During my first trip to America, back in the late eighties, I encountered an odd little product known as Dr. Bronner’s Magic Soap. It sounded as though it would be delivered by a manic Gene Wilder and turn parts of the body invisible, but instead it was a very good, if strangely minty, liquid soap, useful for all sorts of things. Indeed, reading the label (which back then was paper and gradually disintegrated into blue pulp if you took the bottle into the shower) it seemed to be part of plan to cure the world’s ills and not just clean its grubby hippy types. The soap was almost impossible to find in the UK at the time, but I kept buying and using it each year when I returned to America to work at summer camps.
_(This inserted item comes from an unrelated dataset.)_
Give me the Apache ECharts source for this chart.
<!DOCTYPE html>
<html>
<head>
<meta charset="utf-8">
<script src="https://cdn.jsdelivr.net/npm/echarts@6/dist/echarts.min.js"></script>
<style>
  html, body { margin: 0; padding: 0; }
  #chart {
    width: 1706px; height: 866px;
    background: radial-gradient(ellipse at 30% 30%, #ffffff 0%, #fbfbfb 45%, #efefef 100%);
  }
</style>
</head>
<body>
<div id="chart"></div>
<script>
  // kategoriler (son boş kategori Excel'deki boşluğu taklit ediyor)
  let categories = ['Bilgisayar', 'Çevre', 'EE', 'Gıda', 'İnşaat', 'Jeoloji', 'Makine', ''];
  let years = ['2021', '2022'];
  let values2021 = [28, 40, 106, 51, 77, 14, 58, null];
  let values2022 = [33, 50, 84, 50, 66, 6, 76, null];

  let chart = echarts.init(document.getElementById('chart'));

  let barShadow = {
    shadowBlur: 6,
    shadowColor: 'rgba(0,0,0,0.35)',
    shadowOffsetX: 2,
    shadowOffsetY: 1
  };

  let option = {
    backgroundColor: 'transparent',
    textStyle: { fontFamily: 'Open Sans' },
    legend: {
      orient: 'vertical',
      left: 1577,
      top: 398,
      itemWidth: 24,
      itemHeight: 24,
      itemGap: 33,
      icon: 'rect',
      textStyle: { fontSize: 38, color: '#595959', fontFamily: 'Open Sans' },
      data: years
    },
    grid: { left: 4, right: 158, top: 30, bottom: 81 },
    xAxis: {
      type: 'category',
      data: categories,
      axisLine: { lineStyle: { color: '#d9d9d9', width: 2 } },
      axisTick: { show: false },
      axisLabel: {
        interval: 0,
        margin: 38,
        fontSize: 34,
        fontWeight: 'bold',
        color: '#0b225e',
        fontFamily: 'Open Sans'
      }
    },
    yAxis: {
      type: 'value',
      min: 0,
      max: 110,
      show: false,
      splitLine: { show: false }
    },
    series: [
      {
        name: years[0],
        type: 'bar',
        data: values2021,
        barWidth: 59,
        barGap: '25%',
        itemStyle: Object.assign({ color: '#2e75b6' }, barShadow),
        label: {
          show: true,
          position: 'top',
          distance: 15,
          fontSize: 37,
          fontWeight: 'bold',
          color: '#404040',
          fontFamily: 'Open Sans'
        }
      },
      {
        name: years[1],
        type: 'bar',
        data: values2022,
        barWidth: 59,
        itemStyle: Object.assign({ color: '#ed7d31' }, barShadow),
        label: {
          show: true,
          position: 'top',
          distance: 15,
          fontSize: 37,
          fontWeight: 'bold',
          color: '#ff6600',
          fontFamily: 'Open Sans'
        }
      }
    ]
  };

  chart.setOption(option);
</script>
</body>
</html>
It was even handy for laundry, with the minor side-effect of making my T-shirts smell like a roll of Polos, and the label made for entertaining reading on those quiet summer evenings.
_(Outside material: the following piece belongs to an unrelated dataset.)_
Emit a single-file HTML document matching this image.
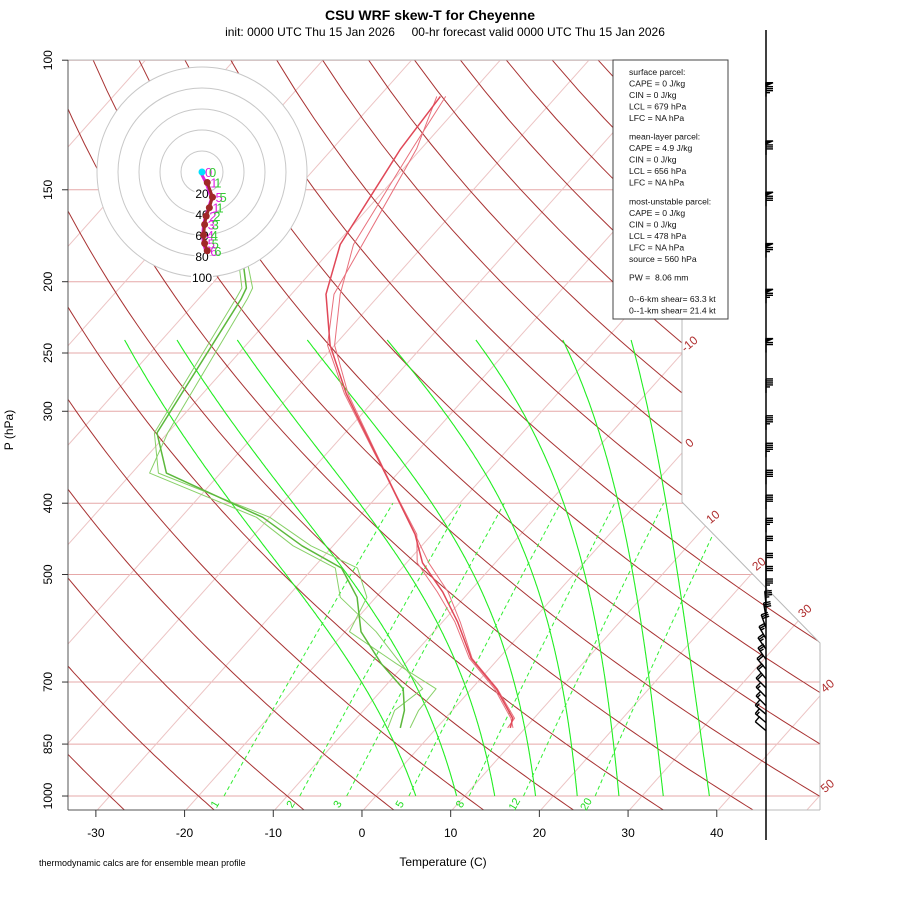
<!DOCTYPE html>
<html><head><meta charset="utf-8"><style>
html,body{margin:0;padding:0;background:#fff;}
svg{display:block;font-family:"Liberation Sans",sans-serif;}
</style></head><body>
<svg id="chart" width="900" height="900" viewBox="0 0 900 900" xmlns="http://www.w3.org/2000/svg">
<defs><clipPath id="plotclip"><polygon points="68,60 682,60 682,502 820,643 820,810 68,810"/></clipPath></defs>
<rect width="900" height="900" fill="#fff"/>
<text x="430" y="20" text-anchor="middle" font-size="14" font-weight="bold">CSU WRF skew-T for Cheyenne</text>
<text x="445" y="36" text-anchor="middle" font-size="12" xml:space="preserve" style="white-space:pre">init: 0000 UTC Thu 15 Jan 2026     00-hr forecast valid 0000 UTC Thu 15 Jan 2026</text>
<g id="bg" clip-path="url(#plotclip)"></g>
<g id="profiles" clip-path="url(#plotclip)"></g>
<polyline points="68,60 682,60 682,502 820,643 820,810" fill="none" stroke="#b8b8b8" stroke-width="1"/>
<line x1="68" y1="60" x2="68" y2="810" stroke="#555" stroke-width="1"/>
<line x1="68" y1="810" x2="717" y2="810" stroke="#555" stroke-width="1"/>
<line x1="717" y1="810" x2="820" y2="810" stroke="#bbb" stroke-width="1"/>
<g id="axes"></g>
<text transform="translate(13,430) rotate(-90)" text-anchor="middle" font-size="12">P (hPa)</text>
<text x="443" y="866" text-anchor="middle" font-size="12">Temperature (C)</text>
<text x="39" y="866" font-size="9">thermodynamic calcs are for ensemble mean profile</text>
<g id="hodo"></g>
<g>
<rect x="613" y="60" width="115" height="259" fill="#fff" stroke="#444" stroke-width="1"/>
<g font-size="8.6" fill="#111">
<text x="629" y="75">surface parcel:</text>
<text x="629" y="86.5">CAPE = 0 J/kg</text>
<text x="629" y="98">CIN = 0 J/kg</text>
<text x="629" y="109.5">LCL = 679 hPa</text>
<text x="629" y="121">LFC = NA hPa</text>
<text x="629" y="139.5">mean-layer parcel:</text>
<text x="629" y="151">CAPE = 4.9 J/kg</text>
<text x="629" y="162.5">CIN = 0 J/kg</text>
<text x="629" y="174">LCL = 656 hPa</text>
<text x="629" y="185.5">LFC = NA hPa</text>
<text x="629" y="204.5">most-unstable parcel:</text>
<text x="629" y="216">CAPE = 0 J/kg</text>
<text x="629" y="227.5">CIN = 0 J/kg</text>
<text x="629" y="239">LCL = 478 hPa</text>
<text x="629" y="250.5">LFC = NA hPa</text>
<text x="629" y="262">source = 560 hPa</text>
<text x="629" y="280.5" xml:space="preserve" style="white-space:pre">PW =  8.06 mm</text>
<text x="629" y="302">0--6-km shear= 63.3 kt</text>
<text x="629" y="313.5">0--1-km shear= 21.4 kt</text>
</g></g>
<line x1="766" y1="30" x2="766" y2="840" stroke="#000" stroke-width="1.5"/>
<g id="barbs"></g>
</svg>
<script>
// ---- data ----
const pressureTicks = [100,150,200,250,300,400,500,700,850,1000];
const tempTicks = [-30,-20,-10,0,10,20,30,40];
const isothermLabels = [-10,0,10,20,30,40,50];
const mixRatios = [1,2,3,5,8,12,20];
const moistStartT = [4.5,9.1,13.4,18.0,22.7,27.4,32.4,37.6];
const moistTopT = [-74.2,-68.3,-61.5,-53.6,-44.6,-34.6,-24.8,-17.1];
const dryThetas = [-40,-30,-20,-10,0,10,20,30,40,50,60,70,80,90,100,110,120,130,140,150,160,170,180,190,200];
const profP = [112,132,178,208,244,284,341,441,482,528,580,650,715,784,808];
const tempMean = [-63.1,-62.3,-59.5,-56.1,-50.5,-43.8,-34.7,-21.9,-18.2,-13.0,-8.3,-3.1,2.8,7.6,8.3];
const tempMemA = [-62.5,-61.0,-58.0,-54.5,-50.0,-43.6,-34.6,-21.9,-17.5,-12.4,-8.0,-3.0,2.9,7.8,8.0];
const tempMemB = [-63.5,-60.5,-57.0,-55.2,-50.8,-44.0,-34.8,-21.7,-18.8,-13.6,-8.6,-3.3,2.6,7.4,8.6];
const dewP = [189,204,211,321,364,418,457,490,537,598,661,715,765,808];
const dewMean = [-68.5,-65.7,-65.2,-61.2,-56.1,-40.8,-33.5,-26.8,-22.1,-18.2,-12.7,-7.7,-5.4,-4.1];
const dewMemA = [-68.0,-65.0,-64.5,-60.0,-58.0,-41.5,-34.5,-27.5,-24.0,-16.5,-10.5,-5.5,-6.5,-5.5];
const dewMemB = [-69.0,-66.2,-65.8,-61.5,-57.0,-40.0,-32.5,-25.0,-21.0,-19.5,-11.0,-4.0,-3.8,-3.0];
const hodoU = [0,10,20,14,8,5,3,5,10];
const hodoV = [0,-10,-24,-34,-42,-50,-60,-68,-75];
const hodoLbl = ["0","1","5","1","2","3","4","5","6"];
const barbP = [110,132,155,182,210,245,278,312,340,370,400,430,455,480,500,520,540,560,580,600,620,640,660,680,700,720,740,760,780,800];
const barbSpd = [85,80,80,75,75,70,45,45,45,40,40,35,30,30,30,35,35,30,30,25,25,25,20,20,20,15,15,15,15,10];
const barbDir = [0,0,0,0,0,0,0,0,0,0,0,0,0,0,0,0,5,10,20,30,35,35,40,40,45,45,45,50,50,50];

// ---- axis functions ----
const NS="http://www.w3.org/2000/svg";
function yv(p){return 132.182-44.061*Math.log10(p);}
function py(p){return 796-16.70*yv(p);}
function px(T,p){return 375.9+8.87*T+14.90*yv(p);}
function mk(tag,attrs,parent){const e=document.createElementNS(NS,tag);for(const k in attrs)e.setAttribute(k,attrs[k]);parent.appendChild(e);return e;}
function pts(arr){return arr.map(a=>a[0].toFixed(1)+","+a[1].toFixed(1)).join(" ");}
const bg=document.getElementById('bg'),prof=document.getElementById('profiles'),axes=document.getElementById('axes');

pressureTicks.forEach(p=>{
  const l=mk('line',{x1:68,x2:820,y1:py(p),y2:py(p),stroke:'#e6a8a8','stroke-width':1},bg);
  
  
});
for(let T=-140;T<=60;T+=10){
  const l=mk('line',{x1:px(T,1050),y1:py(1050),x2:px(T,100),y2:py(100),stroke:'#ecc4c4','stroke-width':1},bg);
  
  
}
dryThetas.forEach(th=>{
  const a=[];for(let p=1050;p>=100;p-=10){const T=(th+273.15)*Math.pow(p/1000,0.286)-273.15;a.push([px(T,p),py(p)]);}
  const l=mk('polyline',{points:pts(a),fill:'none',stroke:'#a83232','stroke-width':1},bg);
  
  
});
function es(Tc){return 6.112*Math.exp(17.67*Tc/(Tc+243.5));}
moistStartT.forEach((T0,i)=>{
  let T=T0+273.15,p=1000;const raw=[[1000,T0]];
  while(p>240){const Tc=T-273.15;const e=es(Tc);const rs=0.622*e/(p-e);
    const dTdp=(287*T+2.5e6*rs)/(p*(1005+2.5e6*2.5e6*rs*0.622/(287*T*T)));
    T-=dTdp*2;p-=2;raw.push([p,T-273.15]);}
  const corr=moistTopT[i]-raw[raw.length-1][1];
  const a=raw.map(r=>{const f=Math.log(1000/r[0])/Math.log(1000/240);return [px(r[1]+corr*f,r[0]),py(r[0])];});
  const l=mk('polyline',{points:pts(a),fill:'none',stroke:'#22ee22','stroke-width':1.1},bg);
  
  
});
mixRatios.forEach(w=>{
  const a=[];for(let p=1000;p>=400;p-=10){const e=w/1000*p/(0.622+w/1000);const lg=Math.log(e/6.112);const Td=243.5*lg/(17.67-lg);a.push([px(Td,p),py(p)]);}
  const l=mk('polyline',{points:pts(a),fill:'none',stroke:'#33ee33','stroke-width':1,'stroke-dasharray':'4,3'},bg);
  
  
  const t=mk('text',{x:0,y:0,'font-size':11,fill:'#22dd22','text-anchor':'middle',transform:'translate('+(a[0][0]-6).toFixed(1)+',806) rotate(-60)'},axes);
  t.textContent=w;
  
  
});
isothermLabels.forEach(T=>{
  let X,Y;
  for(let y=810;y>=60;y-=1){const x=375.9+8.87*T+14.90*(796-y)/16.70;
    let xr = y>=643?820:(y>=502?682+(y-502)*138/141:682);
    if(x>=xr){X=xr;Y=y;break;}}
  const t=mk('text',{x:0,y:0,'font-size':12,fill:'#b03030','text-anchor':'middle',transform:'translate('+(X+10)+','+(Y-6)+') rotate(-40)'},axes);
  t.textContent=T;
  
  
});
pressureTicks.forEach(p=>{
  mk('line',{x1:62,x2:68,y1:py(p),y2:py(p),stroke:'#333'},axes);
  const t=mk('text',{transform:'translate(52,'+py(p).toFixed(1)+') rotate(-90)','text-anchor':'middle','font-size':12},axes);
  t.textContent=p;
  
  
});
tempTicks.forEach(T=>{
  const x=px(T,1050);
  mk('line',{x1:x,x2:x,y1:810,y2:817,stroke:'#333'},axes);
  const t=mk('text',{x:x,y:837,'text-anchor':'middle','font-size':12},axes);
  t.textContent=T;
  
  
});
function line(P,Tv,col,w,name){
  const a=P.map((p,i)=>[px(Tv[i],p),py(p)]);
  const l=mk('polyline',{points:pts(a),fill:'none',stroke:col,'stroke-width':w,'stroke-linejoin':'round'},prof);
  
  
}
line(profP,tempMemA,'#e8707c',1,'temperature-member');
line(profP,tempMemB,'#e8707c',1,'temperature-member');
line(profP,tempMean,'#e04858',1.5,'temperature-mean');
line(dewP,dewMemA,'#88d068',1,'dewpoint-member');
line(dewP,dewMemB,'#88d068',1,'dewpoint-member');
line(dewP,dewMean,'#5cb83c',1.5,'dewpoint-mean');

const hodo=document.getElementById('hodo');
const hc=[202,172],hs=1.05;
for(let r=100;r>=20;r-=20){
  const c=mk('circle',{cx:hc[0],cy:hc[1],r:r*hs,fill:r==100?'#fff':'none',stroke:'#c8c8c8','stroke-width':1},hodo);
  
  
}
for(let r=20;r<=100;r+=20){
  const w=r==100?22:15;
  mk('rect',{x:hc[0]-w/2,y:hc[1]+r*hs-7,width:w,height:13,fill:'#fff'},hodo);
  const t=mk('text',{x:hc[0],y:hc[1]+r*hs+5,'text-anchor':'middle','font-size':12},hodo);
  t.textContent=r;
  
  
}
const hp=hodoU.map((u,i)=>[hc[0]+u*hs*0.5,hc[1]+(-hodoV[i])*hs]);
mk('polyline',{points:pts(hp.map(a=>[a[0]-1,a[1]+1])),fill:'none',stroke:'#e020e0','stroke-width':3},hodo);
mk('polyline',{points:pts(hp.slice(1)),fill:'none',stroke:'#a02828','stroke-width':3},hodo);
hp.forEach((a,i)=>{
  if(i>0){const d=mk('circle',{cx:a[0],cy:a[1],r:3.5,fill:'#a02828'},hodo);
  
  }
  const t=mk('text',{x:a[0]+3,y:a[1]+5,'font-size':13,fill:'#e020e0'},hodo);t.textContent=hodoLbl[i];
  const t2=mk('text',{x:a[0]+7,y:a[1]+5,'font-size':13,fill:'#33cc33'},hodo);t2.textContent=hodoLbl[i];
});
mk('circle',{cx:hc[0],cy:hc[1],r:3.5,fill:'#00e0ff'},hodo);

const bg2=document.getElementById('barbs');
barbP.forEach((p,i)=>{
  const y=py(p)+6,x=766,a=barbDir[i]*Math.PI/180,L=14;
  const dx=-Math.sin(a),dy=-Math.cos(a);
  const ex=x+dx*L,ey=y+dy*L;
  const g=mk('g',{stroke:'#000','stroke-width':1.4,fill:'none'},bg2);
  
  
  mk('line',{x1:x,y1:y,x2:ex,y2:ey},g);
  let s=barbSpd[i],k=0;const nx=-dy,ny=dx;
  while(s>=50){const bx=ex-dx*k*2,by=ey-dy*k*2;mk('polygon',{points:pts([[bx,by],[bx+nx*7,by+ny*7],[bx-dx*3,by-dy*3]]),fill:'#000'},g);k+=2;s-=50;}
  while(s>=10){const bx=ex-dx*k*2,by=ey-dy*k*2;mk('line',{x1:bx,y1:by,x2:bx+nx*7,y2:by+ny*7},g);k++;s-=10;}
  if(s>=5){const bx=ex-dx*k*2,by=ey-dy*k*2;mk('line',{x1:bx,y1:by,x2:bx+nx*4,y2:by+ny*4},g);}
});
</script>
</body></html>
It’s also a product beloved of ultralight hikers, who use it to avoid taking separate soap, shampoo, laundry detergent and even toothpaste, thus reducing weight. Yes, toothpaste. I’d heard about this unconventional use of the product years ago but had never tried it because a.) it sounded utterly bonkers and b.) we have very nice proper toothpaste in the house, thank you kindly. With my TGO route finished and submitted I started looking over the gear list I was tinkering with and began to wonder where I could shave a little weight from the equipment.
In case you’re wondering, it tastes like soap. Minty soap, to be sure, but soap nonetheless.